Welcome back from spring break, dear readers. And what a beautiful pre-spring weekend it turned out to be.
Two weeks in New York, but here we are again.
I will always enjoy New York. It’s a city people either love or hate, without much in between. I’m in the former. Yeah, it’s ugly, crowded, irritating, and that’s just Times Square (ba-dum-bum). Still, there’s something about it that grips me.
While we walked and subwayed around Manhattan and Brooklyn, I looked for those things that make New York successful. What I found turned out not quite what I expected.
The happenings in New York aren’t too different than what I see in our own city.
World-class museums and exhibits, restaurants by top chefs, an artsyness that isn’t hard to find if you know where to look. These describe either.
New York has more of it all, more of everything; museums, universities, cafes, galleries. That’s just sheer size. 8 million people versus 400,000.
And New York is just, well, New York. The phrase sounds pretentious, that old stereotype of the New Yorker feeling above the rest of the country. Yet the idea is true. There is something about New York that no other city in the U.S. has. It is one of the five top-tier “world capitals.”

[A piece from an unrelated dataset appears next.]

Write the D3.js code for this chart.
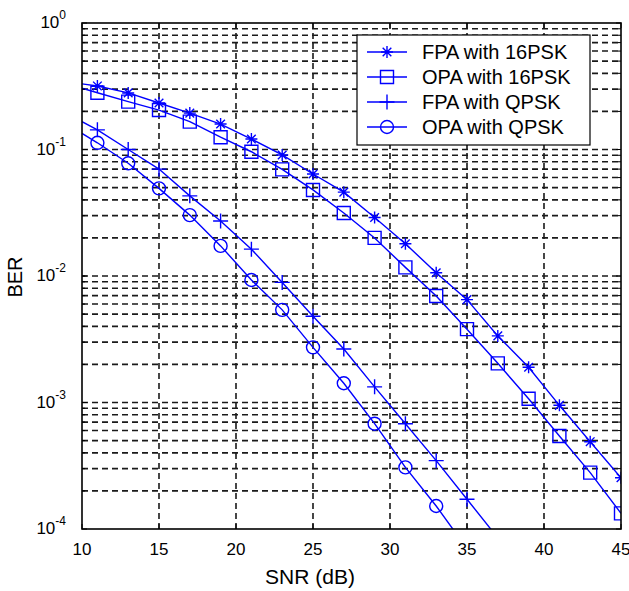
<!DOCTYPE html>
<html lang="en">
<head>
<meta charset="UTF-8">
<title>BER vs SNR</title>
<style>
  body { margin: 0; background: #fff; }
  svg text { font-family: "Liberation Sans", Arial, sans-serif; fill: #000; }
</style>
</head>
<body></body>
<script src="https://cdn.jsdelivr.net/npm/d3@7"></script>
<script>
    // data
    const snr = [10, 11, 13, 15, 17, 19, 21, 23, 25, 27, 29, 31, 33, 35, 37, 39, 41, 43, 45];
    const fpa16 = [0.33, 0.318, 0.28, 0.233, 0.194, 0.159, 0.121, 0.0905, 0.064, 0.046, 0.029, 0.018, 0.0106, 0.0065, 0.00336, 0.0019, 0.00095, 0.00049, 0.000254];
    const opa16 = [0.305, 0.281, 0.239, 0.205, 0.166, 0.125, 0.096, 0.0697, 0.0479, 0.0315, 0.02, 0.0117, 0.00695, 0.0038, 0.00204, 0.00107, 0.000543, 0.000279, 0.000133];
    const fpaQ = [0.166, 0.143, 0.1, 0.07, 0.043, 0.0272, 0.0163, 0.0089, 0.0048, 0.00265, 0.00133, 0.00068, 0.000347, 0.000172, 0.000085];
    const opaQ = [0.134, 0.113, 0.0778, 0.0493, 0.0303, 0.0173, 0.0093, 0.0054, 0.00273, 0.00142, 0.00068, 0.000307, 0.000152, 0.00007];
    const names = ["FPA with 16PSK", "OPA with 16PSK", "FPA with QPSK", "OPA with QPSK"];
    const markers = ["asterisk", "square", "plus", "circle"];
    const xTicks = [10, 15, 20, 25, 30, 35, 40, 45];
    const yExp = [0, -1, -2, -3, -4];

    const width = 629, height = 591;
    const mLeft = 82, mRight = 621, mTop = 23, mBottom = 529;
    const blue = "#0000ff";

    const svg = d3.select("body").append("svg")
        .attr("width", width)
        .attr("height", height);

    const x = d3.scaleLinear().domain([10, 45]).range([mLeft, mRight]);
    const y = d3.scaleLog().domain([1e-4, 1]).range([mBottom, mTop]);

    // background
    svg.append("rect").attr("x", mLeft).attr("y", mTop)
        .attr("width", mRight - mLeft).attr("height", mBottom - mTop)
        .attr("fill", "#fff");

    // grid (dashed, quite heavy like the original)
    const grid = svg.append("g").attr("stroke", "#1a1a1a").attr("stroke-width", 1.6)
        .attr("stroke-dasharray", "6,4");
    xTicks.slice(1, -1).forEach(t => {
        grid.append("line").attr("x1", x(t)).attr("x2", x(t))
            .attr("y1", mTop).attr("y2", mBottom);
    });
    const minor = [];
    for (let e = -4; e < 0; e++) {
        for (let m = 1; m < 10; m++) {
            if (e === -4 && m === 1) continue;
            minor.push(m * Math.pow(10, e));
        }
    }
    minor.forEach(v => {
        grid.append("line").attr("x1", mLeft).attr("x2", mRight)
            .attr("y1", y(v)).attr("y2", y(v));
    });

    // series
    svg.append("clipPath").attr("id", "clip")
        .append("rect").attr("x", mLeft).attr("y", mTop)
        .attr("width", mRight - mLeft).attr("height", mBottom - mTop);

    const series = [fpa16, opa16, fpaQ, opaQ];
    const line = d3.line().x(d => x(d[0])).y(d => y(d[1]));

    function markerPath(type, r) {
        const p = d3.path();
        if (type === "asterisk") {
            p.moveTo(-r, 0); p.lineTo(r, 0);
            p.moveTo(0, -r); p.lineTo(0, r);
            const d = r * 0.72;
            p.moveTo(-d, -d); p.lineTo(d, d);
            p.moveTo(-d, d); p.lineTo(d, -d);
        } else if (type === "square") {
            p.rect(-r, -r, 2 * r, 2 * r);
        } else if (type === "plus") {
            p.moveTo(-r, 0); p.lineTo(r, 0);
            p.moveTo(0, -r); p.lineTo(0, r);
        } else {
            p.arc(0, 0, r, 0, 2 * Math.PI);
        }
        return p.toString();
    }
    const sizes = { asterisk: 6, square: 6.5, plus: 7.5, circle: 6.5 };

    const plot = svg.append("g").attr("clip-path", "url(#clip)");
    series.forEach((vals, i) => {
        const pts = vals.map((v, j) => [snr[j], v]);
        plot.append("path").datum(pts)
            .attr("d", line)
            .attr("fill", "none")
            .attr("stroke", blue)
            .attr("stroke-width", 1.4);
        plot.selectAll(null)
            .data(pts.filter(d => d[0] % 2 === 1))
            .enter().append("path")
            .attr("transform", d => `translate(${x(d[0])},${y(d[1])})`)
            .attr("d", markerPath(markers[i], sizes[markers[i]]))
            .attr("fill", "none")
            .attr("stroke", blue)
            .attr("stroke-width", 1.4);
    });

    // box
    svg.append("rect").attr("x", mLeft).attr("y", mTop)
        .attr("width", mRight - mLeft).attr("height", mBottom - mTop)
        .attr("fill", "none").attr("stroke", "#000").attr("stroke-width", 1.6);

    // x ticks
    const ax = svg.append("g");
    xTicks.forEach(t => {
        ax.append("line").attr("x1", x(t)).attr("x2", x(t))
            .attr("y1", mBottom).attr("y2", mBottom - 5).attr("stroke", "#000");
        ax.append("line").attr("x1", x(t)).attr("x2", x(t))
            .attr("y1", mTop).attr("y2", mTop + 5).attr("stroke", "#000");
        ax.append("text").attr("x", x(t)).attr("y", 555)
            .attr("text-anchor", "middle").attr("font-size", 17)
            .text(t);
    });

    // y ticks
    yExp.forEach(e => {
        const yy = y(Math.pow(10, e));
        ax.append("line").attr("x1", mLeft).attr("x2", mLeft + 5)
            .attr("y1", yy).attr("y2", yy).attr("stroke", "#000");
        ax.append("line").attr("x1", mRight).attr("x2", mRight - 5)
            .attr("y1", yy).attr("y2", yy).attr("stroke", "#000");
        const t = ax.append("text").attr("x", 66).attr("y", yy + 5)
            .attr("text-anchor", "end").attr("font-size", 17);
        t.append("tspan").text("10");
        t.append("tspan").attr("dy", -9).attr("font-size", 12).text(e);
    });
    minor.forEach(v => {
        ax.append("line").attr("x1", mLeft).attr("x2", mLeft + 3)
            .attr("y1", y(v)).attr("y2", y(v)).attr("stroke", "#000");
        ax.append("line").attr("x1", mRight).attr("x2", mRight - 3)
            .attr("y1", y(v)).attr("y2", y(v)).attr("stroke", "#000");
    });

    // axis labels
    svg.append("text").attr("x", 310).attr("y", 584)
        .attr("text-anchor", "middle").attr("font-size", 21)
        .text("SNR (dB)");
    svg.append("text").attr("transform", "translate(22,277) rotate(-90)")
        .attr("text-anchor", "middle").attr("font-size", 20)
        .text("BER");

    // legend
    const lg = svg.append("g").attr("transform", "translate(357,35)");
    lg.append("rect").attr("width", 233).attr("height", 110)
        .attr("fill", "#fff").attr("stroke", "#000").attr("stroke-width", 1.2);
    names.forEach((n, i) => {
        const yy = 17 + i * 25;
        lg.append("line").attr("x1", 10).attr("x2", 50)
            .attr("y1", yy).attr("y2", yy)
            .attr("stroke", blue).attr("stroke-width", 1.4);
        lg.append("path").attr("transform", `translate(30,${yy})`)
            .attr("d", markerPath(markers[i], sizes[markers[i]]))
            .attr("fill", "none").attr("stroke", blue).attr("stroke-width", 1.4);
        lg.append("text").attr("x", 65).attr("y", yy + 7)
            .attr("font-size", 20).text(n);
    });
</script>
</html>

That aside, I saw similarities. I see Cleveland closer to New York in a city-sense than it is to the Great Lakes’ metropolis of Chicago. The reputation of being dirty and gritty, for one. Even walking through parts of Brooklyn, with its churches and artistic vibe, I think of Tremont or Lakewood.
Most apparent was the human element working to make the city. The thirty-something guide showing us through New York City’s first distillery since Prohibition, who happened to also be a co-owner, fit right in with stories around here. Locals carving out slices of life from their passions that make the area better and more interesting.